4. Present Value of an Annuity. What is the present value of
a. $1,163 a year for 12 years at an 7 percent discount rate?
b. $329 a year for 6years at a 12 percent discount rate?
c. $365 a year for 20 years at a 14 percent discount rate?
5. How many years will it take to grow
a. $765 to a value of 2,028.19 at a compound rate of 14 percent?
b. $321 to a value of 450.22 at a compound rate of 12 percent?
c. $881 to a value of 1,305.78 at a compound rate of 7 percent?
6. Interest Rate. At what interest rate will it take to grow
a. $800to a value of 1,017.13 over 6 years?
b. $600 to a value of 1,082.08 over 5 years?
c. $401 to a value of 1,311.16 over 6 years?
7. Car Loans (Hint: P/Y=12). How much is a car loan with a payment of
a. $453 per month for 3 years at 6% interest per year?
b. $466 per month for 5 years at 15% interest per year?
c. $301 per month for 6 years at 7% interest per year?
8. Mortgages (Hint: P/Y=12).
What was the initial mortgage on the house?
a. $4,369.66 per month for 30 years at 8 percent interest?
b. $1,626.83 per month for 15 years at 4 percent interest?
c. $3,724.21 per month for 30 years at 18 percent interest?
9. Mortgages (Hint: P/Y=12). What is the payoff on a 30 year, 6% mortgage of
a. $255,413 with a payment of 1,321.33 with 8 years remaining?
b. $530,493 with a payment of 3,180.57 with 12 years remaining?
c. $297,266 with a payment of 1,782.26 with 11 years remaining?

Part Two: Final Project 1: Amortization

The final project involves applications in personal finance, as follows:

  • Week 2: Amortization
  • Week 3: Portfolio Analysis
  • Week 4: Government Securities
  • Week 5: Portfolio Return and Risk

Also in Week 5, you will prepare a report and presentation that summarize all of your work.

Scenario for Week 2: Amortization

The scenario is designed to help you determine and evaluate the payment amount of a car loan and a mortgage, based on the assumption that your household income is $36,000 per year or $3,000 per month.

Based on your income, you may spend 28% of your monthly income on housing, and 10% on a car loan.

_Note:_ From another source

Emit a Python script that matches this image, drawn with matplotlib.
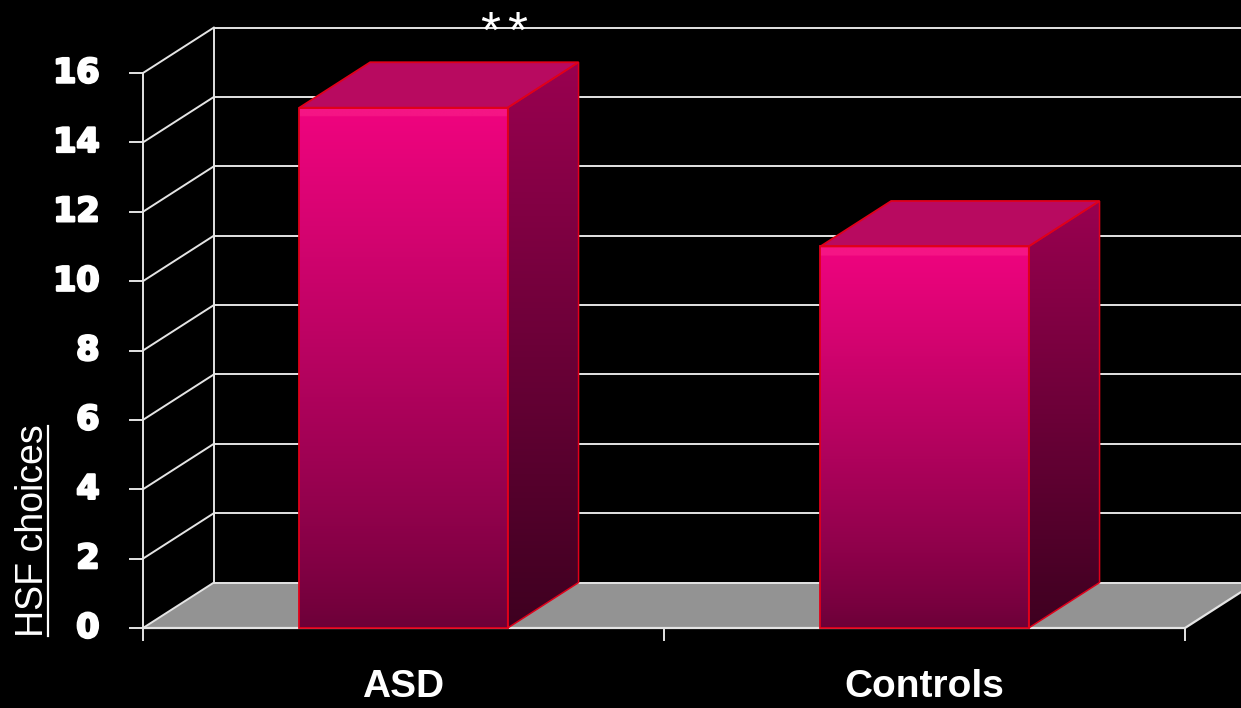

You are to put a 3% down payment on the house and a 10% down payment on the car.

Required:

Using Microsoft Excel, address the following issues:

  1. What is the maximum car payment and mortgage payment you can afford with the following conditions: your monthly household income, 10% for the car payment, and 28% for the mortgage payments?
  2. Assume a 10% down payment on the car and a 3% down payment on the house. Also, assume that you can get financing for the car at 7% for 60 months, and the house can be financed at 5% for 30 years. How much could you spend on the car and the house? You must submit your calculations in a Microsoft Excel document showing how answers were reached.
  3. Create a complete amortization schedule for the car, using the information in questions 1 and 2.
  4. Discuss the distributions of principal, interest and the balance over the life of the loan.